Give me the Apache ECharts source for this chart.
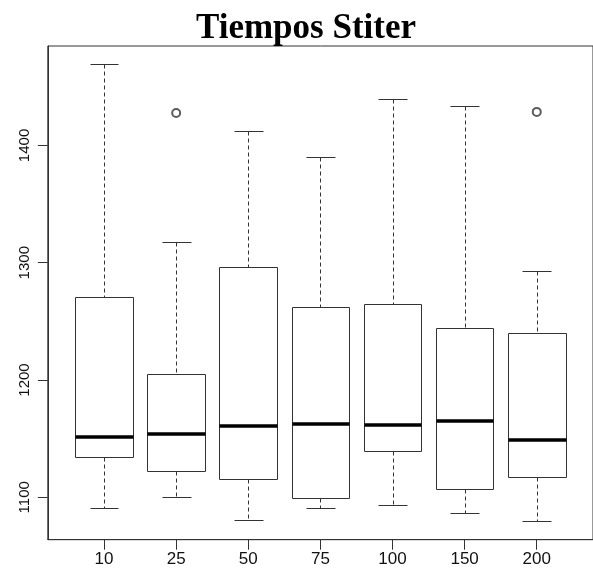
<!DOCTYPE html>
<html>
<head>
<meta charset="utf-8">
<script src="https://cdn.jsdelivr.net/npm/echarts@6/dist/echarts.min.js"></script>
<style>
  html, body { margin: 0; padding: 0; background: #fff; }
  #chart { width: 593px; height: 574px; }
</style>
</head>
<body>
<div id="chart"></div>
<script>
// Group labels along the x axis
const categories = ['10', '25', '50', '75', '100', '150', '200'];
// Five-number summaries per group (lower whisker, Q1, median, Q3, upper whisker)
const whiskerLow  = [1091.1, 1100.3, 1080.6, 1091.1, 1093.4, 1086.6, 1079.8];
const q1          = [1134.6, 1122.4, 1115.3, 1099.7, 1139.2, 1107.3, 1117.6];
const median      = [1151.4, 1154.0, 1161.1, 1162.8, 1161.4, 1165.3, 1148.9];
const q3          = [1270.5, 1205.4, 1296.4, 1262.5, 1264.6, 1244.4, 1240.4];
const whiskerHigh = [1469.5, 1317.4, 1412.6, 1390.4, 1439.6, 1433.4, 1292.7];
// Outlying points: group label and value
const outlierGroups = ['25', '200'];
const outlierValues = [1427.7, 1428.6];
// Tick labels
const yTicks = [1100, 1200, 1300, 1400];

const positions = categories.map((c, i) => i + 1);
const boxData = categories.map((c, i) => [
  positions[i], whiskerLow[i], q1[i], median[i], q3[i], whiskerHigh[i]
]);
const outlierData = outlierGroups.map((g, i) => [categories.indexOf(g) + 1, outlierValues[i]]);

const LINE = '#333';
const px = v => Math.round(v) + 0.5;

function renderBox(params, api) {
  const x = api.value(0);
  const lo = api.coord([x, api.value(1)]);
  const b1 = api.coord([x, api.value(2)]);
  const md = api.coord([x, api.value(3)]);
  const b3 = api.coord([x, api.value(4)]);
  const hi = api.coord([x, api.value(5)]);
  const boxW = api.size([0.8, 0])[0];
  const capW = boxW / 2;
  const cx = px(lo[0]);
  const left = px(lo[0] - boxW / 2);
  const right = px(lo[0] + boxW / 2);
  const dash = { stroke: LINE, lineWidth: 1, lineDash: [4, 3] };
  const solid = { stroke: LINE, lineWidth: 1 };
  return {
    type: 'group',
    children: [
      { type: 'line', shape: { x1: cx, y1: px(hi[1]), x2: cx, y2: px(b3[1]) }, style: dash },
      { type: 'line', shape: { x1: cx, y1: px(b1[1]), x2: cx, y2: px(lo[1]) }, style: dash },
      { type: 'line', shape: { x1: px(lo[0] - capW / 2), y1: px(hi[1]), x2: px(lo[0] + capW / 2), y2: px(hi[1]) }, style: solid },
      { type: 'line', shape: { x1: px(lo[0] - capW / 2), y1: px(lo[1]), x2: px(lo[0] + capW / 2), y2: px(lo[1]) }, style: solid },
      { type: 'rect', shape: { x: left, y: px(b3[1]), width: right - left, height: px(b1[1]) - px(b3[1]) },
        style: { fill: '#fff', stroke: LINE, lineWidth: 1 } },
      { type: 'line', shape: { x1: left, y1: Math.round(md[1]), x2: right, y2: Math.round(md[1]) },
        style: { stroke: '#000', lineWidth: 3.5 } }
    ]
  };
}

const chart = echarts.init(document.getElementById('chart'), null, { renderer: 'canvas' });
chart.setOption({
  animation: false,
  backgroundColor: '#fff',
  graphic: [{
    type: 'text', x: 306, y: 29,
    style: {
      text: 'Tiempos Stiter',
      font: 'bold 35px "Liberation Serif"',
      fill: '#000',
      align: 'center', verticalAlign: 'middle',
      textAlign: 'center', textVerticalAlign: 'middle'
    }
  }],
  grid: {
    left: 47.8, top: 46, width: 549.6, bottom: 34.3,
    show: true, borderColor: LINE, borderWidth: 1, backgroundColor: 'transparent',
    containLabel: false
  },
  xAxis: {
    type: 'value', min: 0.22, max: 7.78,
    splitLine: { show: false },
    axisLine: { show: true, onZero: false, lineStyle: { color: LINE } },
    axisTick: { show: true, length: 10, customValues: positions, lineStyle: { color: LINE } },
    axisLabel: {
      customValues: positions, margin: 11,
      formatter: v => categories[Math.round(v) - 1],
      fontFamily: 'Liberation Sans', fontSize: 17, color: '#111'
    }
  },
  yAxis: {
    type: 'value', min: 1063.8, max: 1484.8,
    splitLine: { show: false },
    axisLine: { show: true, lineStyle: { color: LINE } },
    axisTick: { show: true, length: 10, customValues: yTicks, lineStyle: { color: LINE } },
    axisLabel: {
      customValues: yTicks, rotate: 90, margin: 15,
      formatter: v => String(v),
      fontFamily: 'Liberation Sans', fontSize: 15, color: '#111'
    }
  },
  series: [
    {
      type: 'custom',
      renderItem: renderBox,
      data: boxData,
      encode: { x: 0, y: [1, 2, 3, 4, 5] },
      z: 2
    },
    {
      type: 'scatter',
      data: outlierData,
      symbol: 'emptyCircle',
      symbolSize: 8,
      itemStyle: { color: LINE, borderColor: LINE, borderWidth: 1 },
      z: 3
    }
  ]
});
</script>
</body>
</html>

### DIRECTIONS
Print the complete listing exactly as it stands, without its pictures.

### TASK SOLUTION
Give me the Apache ECharts source for this chart.
<!DOCTYPE html>
<html>
<head>
<meta charset="utf-8">
<script src="https://cdn.jsdelivr.net/npm/echarts@6/dist/echarts.min.js"></script>
<style>
  html, body { margin: 0; padding: 0; background: #fff; }
  #chart { width: 593px; height: 574px; }
</style>
</head>
<body>
<div id="chart"></div>
<script>
// Group labels along the x axis
const categories = ['10', '25', '50', '75', '100', '150', '200'];
// Five-number summaries per group (lower whisker, Q1, median, Q3, upper whisker)
const whiskerLow  = [1091.1, 1100.3, 1080.6, 1091.1, 1093.4, 1086.6, 1079.8];
const q1          = [1134.6, 1122.4, 1115.3, 1099.7, 1139.2, 1107.3, 1117.6];
const median      = [1151.4, 1154.0, 1161.1, 1162.8, 1161.4, 1165.3, 1148.9];
const q3          = [1270.5, 1205.4, 1296.4, 1262.5, 1264.6, 1244.4, 1240.4];
const whiskerHigh = [1469.5, 1317.4, 1412.6, 1390.4, 1439.6, 1433.4, 1292.7];
// Outlying points: group label and value
const outlierGroups = ['25', '200'];
const outlierValues = [1427.7, 1428.6];
// Tick labels
const yTicks = [1100, 1200, 1300, 1400];

const positions = categories.map((c, i) => i + 1);
const boxData = categories.map((c, i) => [
  positions[i], whiskerLow[i], q1[i], median[i], q3[i], whiskerHigh[i]
]);
const outlierData = outlierGroups.map((g, i) => [categories.indexOf(g) + 1, outlierValues[i]]);

const LINE = '#333';
const px = v => Math.round(v) + 0.5;

function renderBox(params, api) {
  const x = api.value(0);
  const lo = api.coord([x, api.value(1)]);
  const b1 = api.coord([x, api.value(2)]);
  const md = api.coord([x, api.value(3)]);
  const b3 = api.coord([x, api.value(4)]);
  const hi = api.coord([x, api.value(5)]);
  const boxW = api.size([0.8, 0])[0];
  const capW = boxW / 2;
  const cx = px(lo[0]);
  const left = px(lo[0] - boxW / 2);
  const right = px(lo[0] + boxW / 2);
  const dash = { stroke: LINE, lineWidth: 1, lineDash: [4, 3] };
  const solid = { stroke: LINE, lineWidth: 1 };
  return {
    type: 'group',
    children: [
      { type: 'line', shape: { x1: cx, y1: px(hi[1]), x2: cx, y2: px(b3[1]) }, style: dash },
      { type: 'line', shape: { x1: cx, y1: px(b1[1]), x2: cx, y2: px(lo[1]) }, style: dash },
      { type: 'line', shape: { x1: px(lo[0] - capW / 2), y1: px(hi[1]), x2: px(lo[0] + capW / 2), y2: px(hi[1]) }, style: solid },
      { type: 'line', shape: { x1: px(lo[0] - capW / 2), y1: px(lo[1]), x2: px(lo[0] + capW / 2), y2: px(lo[1]) }, style: solid },
      { type: 'rect', shape: { x: left, y: px(b3[1]), width: right - left, height: px(b1[1]) - px(b3[1]) },
        style: { fill: '#fff', stroke: LINE, lineWidth: 1 } },
      { type: 'line', shape: { x1: left, y1: Math.round(md[1]), x2: right, y2: Math.round(md[1]) },
        style: { stroke: '#000', lineWidth: 3.5 } }
    ]
  };
}

const chart = echarts.init(document.getElementById('chart'), null, { renderer: 'canvas' });
chart.setOption({
  animation: false,
  backgroundColor: '#fff',
  graphic: [{
    type: 'text', x: 306, y: 29,
    style: {
      text: 'Tiempos Stiter',
      font: 'bold 35px "Liberation Serif"',
      fill: '#000',
      align: 'center', verticalAlign: 'middle',
      textAlign: 'center', textVerticalAlign: 'middle'
    }
  }],
  grid: {
    left: 47.8, top: 46, width: 549.6, bottom: 34.3,
    show: true, borderColor: LINE, borderWidth: 1, backgroundColor: 'transparent',
    containLabel: false
  },
  xAxis: {
    type: 'value', min: 0.22, max: 7.78,
    splitLine: { show: false },
    axisLine: { show: true, onZero: false, lineStyle: { color: LINE } },
    axisTick: { show: true, length: 10, customValues: positions, lineStyle: { color: LINE } },
    axisLabel: {
      customValues: positions, margin: 11,
      formatter: v => categories[Math.round(v) - 1],
      fontFamily: 'Liberation Sans', fontSize: 17, color: '#111'
    }
  },
  yAxis: {
    type: 'value', min: 1063.8, max: 1484.8,
    splitLine: { show: false },
    axisLine: { show: true, lineStyle: { color: LINE } },
    axisTick: { show: true, length: 10, customValues: yTicks, lineStyle: { color: LINE } },
    axisLabel: {
      customValues: yTicks, rotate: 90, margin: 15,
      formatter: v => String(v),
      fontFamily: 'Liberation Sans', fontSize: 15, color: '#111'
    }
  },
  series: [
    {
      type: 'custom',
      renderItem: renderBox,
      data: boxData,
      encode: { x: 0, y: [1, 2, 3, 4, 5] },
      z: 2
    },
    {
      type: 'scatter',
      data: outlierData,
      symbol: 'emptyCircle',
      symbolSize: 8,
      itemStyle: { color: LINE, borderColor: LINE, borderWidth: 1 },
      z: 3
    }
  ]
});
</script>
</body>
</html>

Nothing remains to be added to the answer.